Given exercise
Pull out every line below that holds the word "Convert".
────────────────────────────────────────
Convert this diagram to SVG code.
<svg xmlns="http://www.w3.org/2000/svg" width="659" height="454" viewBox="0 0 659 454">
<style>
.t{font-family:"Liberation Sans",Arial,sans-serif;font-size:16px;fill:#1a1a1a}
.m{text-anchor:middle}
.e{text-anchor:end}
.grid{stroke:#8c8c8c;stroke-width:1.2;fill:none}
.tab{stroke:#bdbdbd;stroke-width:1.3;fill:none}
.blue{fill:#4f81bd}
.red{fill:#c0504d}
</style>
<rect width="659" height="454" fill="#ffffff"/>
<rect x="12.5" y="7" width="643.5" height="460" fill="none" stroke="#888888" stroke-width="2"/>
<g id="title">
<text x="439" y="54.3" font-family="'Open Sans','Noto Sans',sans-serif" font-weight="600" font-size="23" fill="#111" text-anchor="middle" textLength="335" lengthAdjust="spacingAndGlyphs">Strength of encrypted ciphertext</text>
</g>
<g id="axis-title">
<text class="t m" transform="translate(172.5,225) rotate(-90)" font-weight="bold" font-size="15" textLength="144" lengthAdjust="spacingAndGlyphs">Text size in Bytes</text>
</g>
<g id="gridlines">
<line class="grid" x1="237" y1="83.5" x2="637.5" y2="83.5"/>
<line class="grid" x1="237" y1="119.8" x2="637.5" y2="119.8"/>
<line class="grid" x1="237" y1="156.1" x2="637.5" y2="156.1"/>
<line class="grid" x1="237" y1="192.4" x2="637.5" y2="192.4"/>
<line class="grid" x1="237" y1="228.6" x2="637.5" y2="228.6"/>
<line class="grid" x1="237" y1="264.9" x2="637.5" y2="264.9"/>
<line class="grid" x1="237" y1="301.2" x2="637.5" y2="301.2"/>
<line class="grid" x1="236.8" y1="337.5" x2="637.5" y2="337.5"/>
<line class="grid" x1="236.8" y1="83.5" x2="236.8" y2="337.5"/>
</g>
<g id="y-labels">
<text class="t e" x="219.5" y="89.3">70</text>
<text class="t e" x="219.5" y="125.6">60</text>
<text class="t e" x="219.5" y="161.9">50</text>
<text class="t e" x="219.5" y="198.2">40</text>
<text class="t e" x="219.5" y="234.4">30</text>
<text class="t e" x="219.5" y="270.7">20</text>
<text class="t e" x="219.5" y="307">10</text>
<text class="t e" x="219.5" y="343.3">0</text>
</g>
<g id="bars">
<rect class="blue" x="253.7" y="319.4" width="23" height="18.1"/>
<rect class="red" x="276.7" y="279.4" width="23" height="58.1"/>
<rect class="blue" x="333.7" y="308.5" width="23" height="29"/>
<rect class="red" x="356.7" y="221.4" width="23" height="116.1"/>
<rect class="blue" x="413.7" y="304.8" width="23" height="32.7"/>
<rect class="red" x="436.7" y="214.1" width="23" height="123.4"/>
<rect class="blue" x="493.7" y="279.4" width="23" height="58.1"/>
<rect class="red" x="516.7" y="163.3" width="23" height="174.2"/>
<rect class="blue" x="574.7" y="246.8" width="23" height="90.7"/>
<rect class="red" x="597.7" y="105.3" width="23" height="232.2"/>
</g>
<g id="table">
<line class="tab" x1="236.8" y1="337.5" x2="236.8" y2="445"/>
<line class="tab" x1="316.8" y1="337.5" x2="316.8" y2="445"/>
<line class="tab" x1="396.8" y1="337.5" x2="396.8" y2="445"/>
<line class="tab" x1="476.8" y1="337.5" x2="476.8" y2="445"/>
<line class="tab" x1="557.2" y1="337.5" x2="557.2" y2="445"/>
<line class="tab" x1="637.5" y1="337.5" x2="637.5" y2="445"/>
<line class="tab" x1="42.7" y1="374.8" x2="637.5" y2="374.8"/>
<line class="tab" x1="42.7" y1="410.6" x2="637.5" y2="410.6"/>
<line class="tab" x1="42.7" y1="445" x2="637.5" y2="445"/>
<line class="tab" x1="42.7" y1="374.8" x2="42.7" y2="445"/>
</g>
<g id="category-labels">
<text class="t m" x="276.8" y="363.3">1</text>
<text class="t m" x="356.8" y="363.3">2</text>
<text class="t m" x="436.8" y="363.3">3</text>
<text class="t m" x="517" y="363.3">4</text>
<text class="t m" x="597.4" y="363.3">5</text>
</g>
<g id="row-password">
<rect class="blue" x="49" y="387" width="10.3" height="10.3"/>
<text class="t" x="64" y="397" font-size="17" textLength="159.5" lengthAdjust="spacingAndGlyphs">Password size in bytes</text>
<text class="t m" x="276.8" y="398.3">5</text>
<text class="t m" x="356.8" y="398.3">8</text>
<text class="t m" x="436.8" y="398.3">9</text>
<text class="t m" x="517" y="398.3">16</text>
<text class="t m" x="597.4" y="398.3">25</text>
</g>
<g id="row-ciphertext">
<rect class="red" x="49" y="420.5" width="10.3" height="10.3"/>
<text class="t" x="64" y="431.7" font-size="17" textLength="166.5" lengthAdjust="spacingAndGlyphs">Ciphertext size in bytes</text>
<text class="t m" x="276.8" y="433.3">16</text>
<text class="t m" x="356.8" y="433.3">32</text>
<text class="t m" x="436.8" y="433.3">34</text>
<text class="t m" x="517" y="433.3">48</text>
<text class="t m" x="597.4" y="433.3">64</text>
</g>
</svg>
────────────────────────────────────────
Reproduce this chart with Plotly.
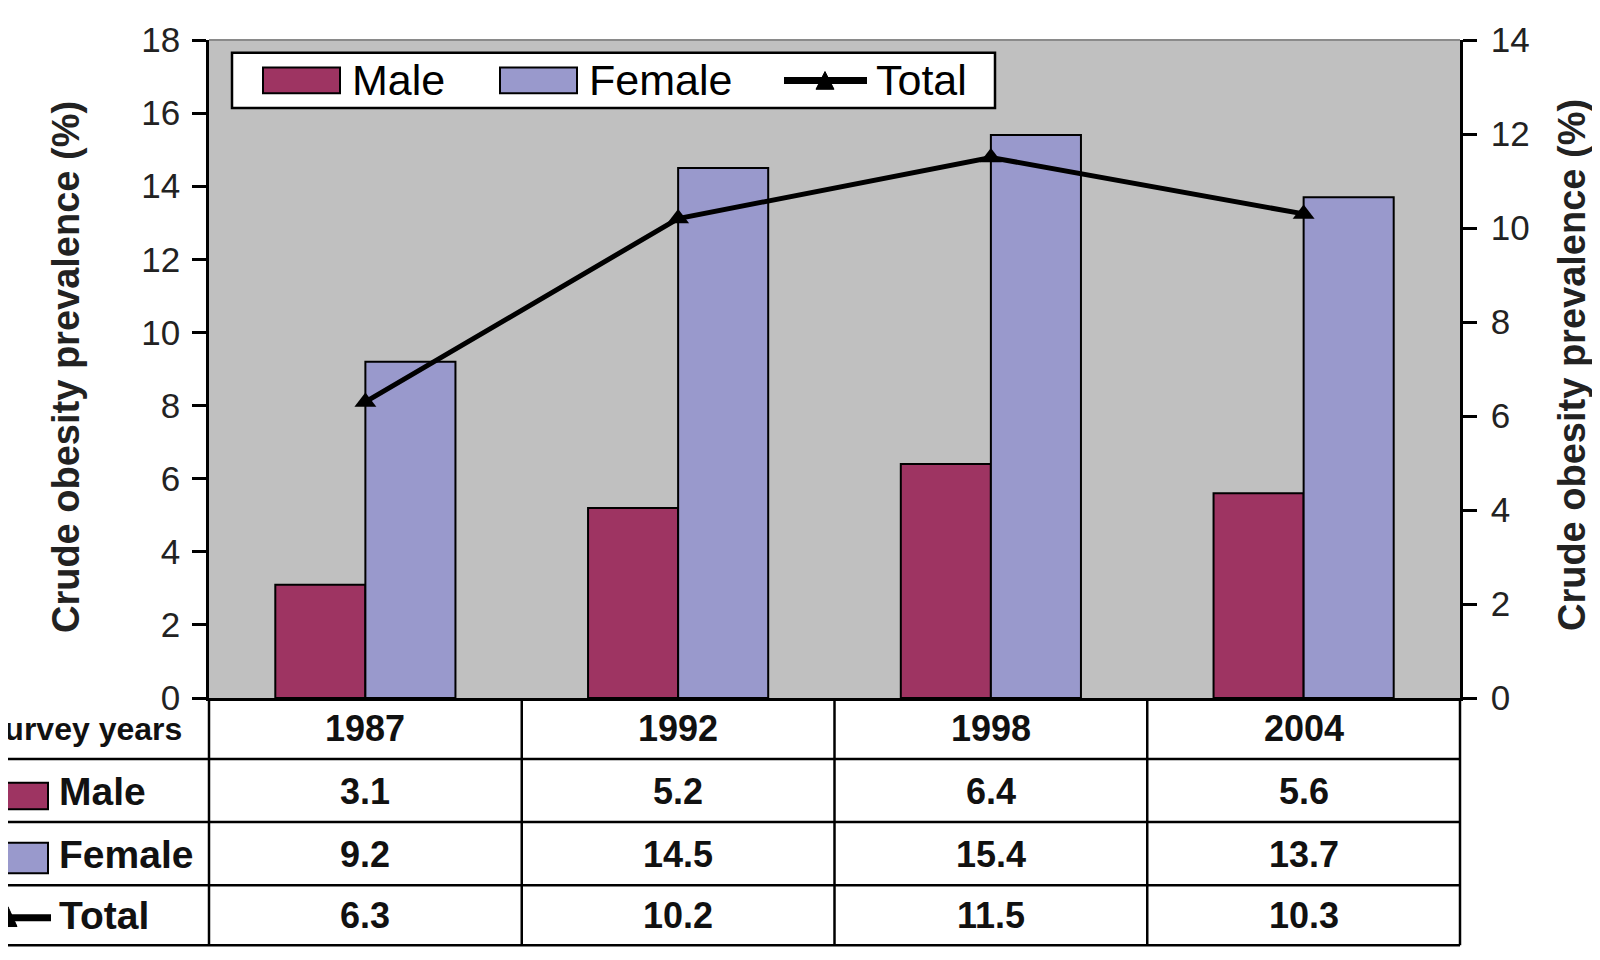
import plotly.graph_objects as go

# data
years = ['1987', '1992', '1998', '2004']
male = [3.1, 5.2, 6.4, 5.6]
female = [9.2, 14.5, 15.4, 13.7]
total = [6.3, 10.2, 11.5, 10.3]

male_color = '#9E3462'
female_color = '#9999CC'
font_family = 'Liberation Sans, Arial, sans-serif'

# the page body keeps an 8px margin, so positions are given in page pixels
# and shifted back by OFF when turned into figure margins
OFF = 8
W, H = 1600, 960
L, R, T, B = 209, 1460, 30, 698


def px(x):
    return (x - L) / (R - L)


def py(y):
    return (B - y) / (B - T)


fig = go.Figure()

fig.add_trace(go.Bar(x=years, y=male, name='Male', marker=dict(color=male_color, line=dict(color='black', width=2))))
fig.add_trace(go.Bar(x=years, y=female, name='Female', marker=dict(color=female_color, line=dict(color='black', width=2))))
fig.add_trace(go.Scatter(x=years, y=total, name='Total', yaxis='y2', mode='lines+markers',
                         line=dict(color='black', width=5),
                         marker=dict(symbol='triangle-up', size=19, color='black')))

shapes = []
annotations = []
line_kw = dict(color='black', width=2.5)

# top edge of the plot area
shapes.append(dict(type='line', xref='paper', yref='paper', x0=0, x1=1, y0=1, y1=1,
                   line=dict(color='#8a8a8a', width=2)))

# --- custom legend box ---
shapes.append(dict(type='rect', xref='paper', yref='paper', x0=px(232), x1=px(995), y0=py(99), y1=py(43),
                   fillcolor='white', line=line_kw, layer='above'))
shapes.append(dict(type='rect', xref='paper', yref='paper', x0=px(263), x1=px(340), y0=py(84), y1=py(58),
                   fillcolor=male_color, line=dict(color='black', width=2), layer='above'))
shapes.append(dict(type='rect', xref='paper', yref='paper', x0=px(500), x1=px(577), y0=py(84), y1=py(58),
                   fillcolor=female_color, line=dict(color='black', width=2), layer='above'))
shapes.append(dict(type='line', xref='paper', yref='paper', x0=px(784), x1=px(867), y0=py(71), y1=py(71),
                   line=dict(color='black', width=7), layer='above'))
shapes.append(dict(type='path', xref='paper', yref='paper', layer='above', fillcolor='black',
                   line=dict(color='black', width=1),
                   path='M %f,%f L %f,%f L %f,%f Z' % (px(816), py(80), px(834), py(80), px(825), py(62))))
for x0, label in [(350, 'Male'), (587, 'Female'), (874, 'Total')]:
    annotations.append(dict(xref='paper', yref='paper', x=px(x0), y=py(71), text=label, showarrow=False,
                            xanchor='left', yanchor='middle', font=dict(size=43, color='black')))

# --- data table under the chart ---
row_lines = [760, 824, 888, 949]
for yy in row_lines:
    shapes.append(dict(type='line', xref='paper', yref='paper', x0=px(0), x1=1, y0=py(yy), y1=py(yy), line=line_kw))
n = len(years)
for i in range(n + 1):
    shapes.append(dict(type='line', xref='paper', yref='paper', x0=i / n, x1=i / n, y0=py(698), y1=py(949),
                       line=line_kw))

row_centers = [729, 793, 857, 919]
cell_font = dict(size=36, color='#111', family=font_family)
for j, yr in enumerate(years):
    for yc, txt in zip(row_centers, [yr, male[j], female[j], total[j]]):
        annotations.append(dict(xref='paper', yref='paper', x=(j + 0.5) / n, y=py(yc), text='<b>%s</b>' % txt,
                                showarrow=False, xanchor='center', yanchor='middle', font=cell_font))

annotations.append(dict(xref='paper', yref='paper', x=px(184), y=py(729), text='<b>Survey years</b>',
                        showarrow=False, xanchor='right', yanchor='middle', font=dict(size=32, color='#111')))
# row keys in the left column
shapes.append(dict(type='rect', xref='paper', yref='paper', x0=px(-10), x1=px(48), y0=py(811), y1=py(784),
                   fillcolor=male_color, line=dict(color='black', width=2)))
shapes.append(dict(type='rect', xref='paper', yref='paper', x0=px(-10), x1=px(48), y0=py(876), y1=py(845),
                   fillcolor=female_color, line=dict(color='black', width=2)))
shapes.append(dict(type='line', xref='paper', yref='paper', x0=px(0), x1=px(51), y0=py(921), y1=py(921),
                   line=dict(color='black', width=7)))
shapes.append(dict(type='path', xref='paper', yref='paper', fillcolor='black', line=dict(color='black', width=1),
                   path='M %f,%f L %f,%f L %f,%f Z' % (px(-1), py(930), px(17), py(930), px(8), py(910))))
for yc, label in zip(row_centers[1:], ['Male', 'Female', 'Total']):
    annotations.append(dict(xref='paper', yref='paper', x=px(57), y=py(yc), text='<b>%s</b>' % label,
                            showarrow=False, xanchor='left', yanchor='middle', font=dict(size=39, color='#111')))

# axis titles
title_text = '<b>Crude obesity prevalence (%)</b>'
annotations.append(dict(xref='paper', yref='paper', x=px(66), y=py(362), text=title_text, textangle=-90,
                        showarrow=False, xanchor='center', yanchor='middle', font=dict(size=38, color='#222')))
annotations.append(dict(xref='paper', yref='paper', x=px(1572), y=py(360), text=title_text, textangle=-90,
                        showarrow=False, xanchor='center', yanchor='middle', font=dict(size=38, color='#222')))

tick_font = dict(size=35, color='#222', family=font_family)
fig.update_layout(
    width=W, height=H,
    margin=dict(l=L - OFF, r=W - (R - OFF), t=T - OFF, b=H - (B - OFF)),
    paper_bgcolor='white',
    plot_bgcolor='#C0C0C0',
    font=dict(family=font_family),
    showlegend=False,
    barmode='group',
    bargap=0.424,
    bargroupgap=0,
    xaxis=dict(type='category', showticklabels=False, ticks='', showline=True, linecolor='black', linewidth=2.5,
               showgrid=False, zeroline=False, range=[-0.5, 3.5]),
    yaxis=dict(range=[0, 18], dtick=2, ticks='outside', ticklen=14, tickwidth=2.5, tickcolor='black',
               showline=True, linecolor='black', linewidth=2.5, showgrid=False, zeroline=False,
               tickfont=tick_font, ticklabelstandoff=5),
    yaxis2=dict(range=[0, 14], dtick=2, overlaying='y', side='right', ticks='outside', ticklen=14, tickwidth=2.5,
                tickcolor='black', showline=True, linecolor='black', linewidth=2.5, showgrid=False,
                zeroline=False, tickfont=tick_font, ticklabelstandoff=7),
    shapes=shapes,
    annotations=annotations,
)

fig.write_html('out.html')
────────────────────────────────────────
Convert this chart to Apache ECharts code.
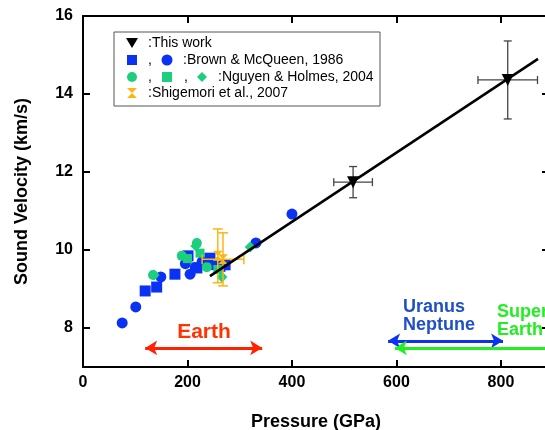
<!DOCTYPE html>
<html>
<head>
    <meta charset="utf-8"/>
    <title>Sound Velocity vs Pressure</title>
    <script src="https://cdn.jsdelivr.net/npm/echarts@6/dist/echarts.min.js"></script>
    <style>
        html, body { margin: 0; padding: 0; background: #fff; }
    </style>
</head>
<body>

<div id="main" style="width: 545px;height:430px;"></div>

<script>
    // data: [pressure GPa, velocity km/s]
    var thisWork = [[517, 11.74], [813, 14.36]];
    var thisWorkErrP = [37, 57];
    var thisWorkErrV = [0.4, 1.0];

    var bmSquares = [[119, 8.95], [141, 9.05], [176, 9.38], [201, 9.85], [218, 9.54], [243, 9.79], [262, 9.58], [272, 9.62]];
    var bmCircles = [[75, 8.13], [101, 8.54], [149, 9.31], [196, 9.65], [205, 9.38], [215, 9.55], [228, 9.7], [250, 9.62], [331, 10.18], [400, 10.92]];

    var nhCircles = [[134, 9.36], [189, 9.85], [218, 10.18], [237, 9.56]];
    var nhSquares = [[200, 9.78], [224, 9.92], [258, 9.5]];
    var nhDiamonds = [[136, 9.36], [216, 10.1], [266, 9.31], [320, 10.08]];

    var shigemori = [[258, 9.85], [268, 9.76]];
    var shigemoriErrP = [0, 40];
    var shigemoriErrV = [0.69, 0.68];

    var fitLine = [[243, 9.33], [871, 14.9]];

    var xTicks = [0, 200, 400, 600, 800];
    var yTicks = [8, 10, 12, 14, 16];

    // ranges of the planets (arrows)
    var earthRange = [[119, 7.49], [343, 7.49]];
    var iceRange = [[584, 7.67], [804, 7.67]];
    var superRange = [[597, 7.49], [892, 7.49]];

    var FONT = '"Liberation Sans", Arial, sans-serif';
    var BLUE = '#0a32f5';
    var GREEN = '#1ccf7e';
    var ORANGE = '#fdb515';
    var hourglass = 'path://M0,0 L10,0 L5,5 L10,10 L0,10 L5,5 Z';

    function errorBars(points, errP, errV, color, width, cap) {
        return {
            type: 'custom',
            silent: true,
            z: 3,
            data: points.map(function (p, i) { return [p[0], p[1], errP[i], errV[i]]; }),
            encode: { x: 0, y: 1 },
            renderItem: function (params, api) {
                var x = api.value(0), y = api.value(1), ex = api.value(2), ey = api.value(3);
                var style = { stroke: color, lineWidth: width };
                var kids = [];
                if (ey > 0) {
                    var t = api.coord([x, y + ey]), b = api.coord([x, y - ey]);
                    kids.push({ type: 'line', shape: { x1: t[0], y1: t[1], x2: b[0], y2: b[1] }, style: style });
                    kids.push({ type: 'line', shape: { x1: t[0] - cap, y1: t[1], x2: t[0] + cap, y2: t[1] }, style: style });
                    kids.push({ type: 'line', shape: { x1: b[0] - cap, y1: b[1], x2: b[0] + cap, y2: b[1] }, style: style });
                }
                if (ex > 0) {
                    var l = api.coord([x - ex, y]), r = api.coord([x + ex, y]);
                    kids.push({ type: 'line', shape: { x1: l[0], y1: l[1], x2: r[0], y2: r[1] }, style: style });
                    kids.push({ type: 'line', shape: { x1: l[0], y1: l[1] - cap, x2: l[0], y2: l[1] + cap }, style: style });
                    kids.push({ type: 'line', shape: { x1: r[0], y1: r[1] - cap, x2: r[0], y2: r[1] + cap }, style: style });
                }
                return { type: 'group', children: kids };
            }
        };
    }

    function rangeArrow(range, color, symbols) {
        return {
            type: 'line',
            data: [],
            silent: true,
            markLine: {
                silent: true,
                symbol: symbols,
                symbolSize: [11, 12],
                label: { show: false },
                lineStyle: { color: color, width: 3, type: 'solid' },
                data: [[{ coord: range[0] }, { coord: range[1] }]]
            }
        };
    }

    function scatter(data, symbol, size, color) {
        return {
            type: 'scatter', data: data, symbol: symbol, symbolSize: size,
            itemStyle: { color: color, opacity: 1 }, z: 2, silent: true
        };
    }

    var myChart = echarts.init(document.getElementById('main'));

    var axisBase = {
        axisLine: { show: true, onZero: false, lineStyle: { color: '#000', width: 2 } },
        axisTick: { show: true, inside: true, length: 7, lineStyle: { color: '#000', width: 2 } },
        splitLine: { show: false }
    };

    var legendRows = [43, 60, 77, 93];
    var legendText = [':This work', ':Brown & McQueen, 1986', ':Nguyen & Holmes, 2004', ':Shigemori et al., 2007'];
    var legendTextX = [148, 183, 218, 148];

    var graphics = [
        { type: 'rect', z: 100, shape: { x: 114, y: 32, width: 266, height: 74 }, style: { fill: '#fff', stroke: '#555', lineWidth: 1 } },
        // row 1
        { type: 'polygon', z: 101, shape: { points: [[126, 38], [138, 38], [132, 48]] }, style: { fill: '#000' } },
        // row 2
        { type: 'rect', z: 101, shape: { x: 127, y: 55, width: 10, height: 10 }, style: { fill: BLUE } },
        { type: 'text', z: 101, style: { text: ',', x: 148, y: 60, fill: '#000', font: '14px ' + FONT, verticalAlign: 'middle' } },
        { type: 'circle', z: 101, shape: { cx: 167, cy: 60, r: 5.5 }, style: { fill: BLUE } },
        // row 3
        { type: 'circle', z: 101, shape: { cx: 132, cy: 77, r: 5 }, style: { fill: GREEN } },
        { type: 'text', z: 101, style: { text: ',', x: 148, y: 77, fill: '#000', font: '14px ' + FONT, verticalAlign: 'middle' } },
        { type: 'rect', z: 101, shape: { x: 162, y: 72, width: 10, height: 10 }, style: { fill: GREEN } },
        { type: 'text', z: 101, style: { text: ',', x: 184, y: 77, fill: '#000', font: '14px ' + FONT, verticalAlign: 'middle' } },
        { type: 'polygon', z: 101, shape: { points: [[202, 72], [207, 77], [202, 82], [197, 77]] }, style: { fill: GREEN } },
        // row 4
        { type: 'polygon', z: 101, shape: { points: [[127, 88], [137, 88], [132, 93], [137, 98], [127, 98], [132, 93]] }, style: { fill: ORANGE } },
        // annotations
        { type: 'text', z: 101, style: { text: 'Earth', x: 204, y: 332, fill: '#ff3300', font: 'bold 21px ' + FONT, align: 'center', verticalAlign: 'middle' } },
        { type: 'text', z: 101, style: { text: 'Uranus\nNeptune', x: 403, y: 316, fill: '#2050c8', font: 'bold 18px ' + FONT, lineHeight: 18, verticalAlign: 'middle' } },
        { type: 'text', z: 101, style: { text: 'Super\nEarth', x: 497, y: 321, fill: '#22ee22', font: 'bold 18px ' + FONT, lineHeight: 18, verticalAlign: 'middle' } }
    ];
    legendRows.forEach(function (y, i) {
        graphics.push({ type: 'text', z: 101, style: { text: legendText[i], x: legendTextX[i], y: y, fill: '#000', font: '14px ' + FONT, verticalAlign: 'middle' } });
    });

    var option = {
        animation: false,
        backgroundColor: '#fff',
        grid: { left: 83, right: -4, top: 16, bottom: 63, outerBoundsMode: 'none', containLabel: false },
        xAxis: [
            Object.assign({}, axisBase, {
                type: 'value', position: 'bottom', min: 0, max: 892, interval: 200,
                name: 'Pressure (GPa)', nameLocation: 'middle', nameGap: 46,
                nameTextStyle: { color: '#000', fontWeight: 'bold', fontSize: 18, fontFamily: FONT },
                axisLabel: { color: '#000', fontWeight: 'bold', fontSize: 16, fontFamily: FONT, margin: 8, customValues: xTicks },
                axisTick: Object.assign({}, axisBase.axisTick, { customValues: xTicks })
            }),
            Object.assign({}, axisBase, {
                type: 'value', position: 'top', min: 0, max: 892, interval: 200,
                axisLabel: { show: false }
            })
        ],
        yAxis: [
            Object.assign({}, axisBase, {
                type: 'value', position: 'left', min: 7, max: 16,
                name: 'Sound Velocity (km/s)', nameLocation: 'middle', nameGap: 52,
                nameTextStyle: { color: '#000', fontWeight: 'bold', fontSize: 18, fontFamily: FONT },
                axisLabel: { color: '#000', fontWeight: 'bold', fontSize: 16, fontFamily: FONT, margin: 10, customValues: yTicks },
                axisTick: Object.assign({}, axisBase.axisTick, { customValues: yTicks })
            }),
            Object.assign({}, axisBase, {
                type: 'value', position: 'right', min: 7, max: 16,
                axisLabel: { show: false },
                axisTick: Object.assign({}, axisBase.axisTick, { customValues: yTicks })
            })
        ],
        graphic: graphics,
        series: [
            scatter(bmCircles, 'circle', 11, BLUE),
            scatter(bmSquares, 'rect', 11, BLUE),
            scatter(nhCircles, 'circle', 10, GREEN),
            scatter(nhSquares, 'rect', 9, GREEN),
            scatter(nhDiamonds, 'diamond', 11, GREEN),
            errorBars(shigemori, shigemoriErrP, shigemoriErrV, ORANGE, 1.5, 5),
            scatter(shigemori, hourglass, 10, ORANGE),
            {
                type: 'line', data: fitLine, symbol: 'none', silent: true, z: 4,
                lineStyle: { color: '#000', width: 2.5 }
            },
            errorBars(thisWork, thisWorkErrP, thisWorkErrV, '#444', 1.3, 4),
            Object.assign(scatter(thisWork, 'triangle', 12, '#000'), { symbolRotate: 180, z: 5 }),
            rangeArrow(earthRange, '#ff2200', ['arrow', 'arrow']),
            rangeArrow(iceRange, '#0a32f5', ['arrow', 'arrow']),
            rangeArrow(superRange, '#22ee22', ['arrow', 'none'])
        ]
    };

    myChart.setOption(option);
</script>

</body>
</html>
────────────────────────────────────────
Solution to this task
Convert this diagram to SVG code.
Convert this chart to Apache ECharts code.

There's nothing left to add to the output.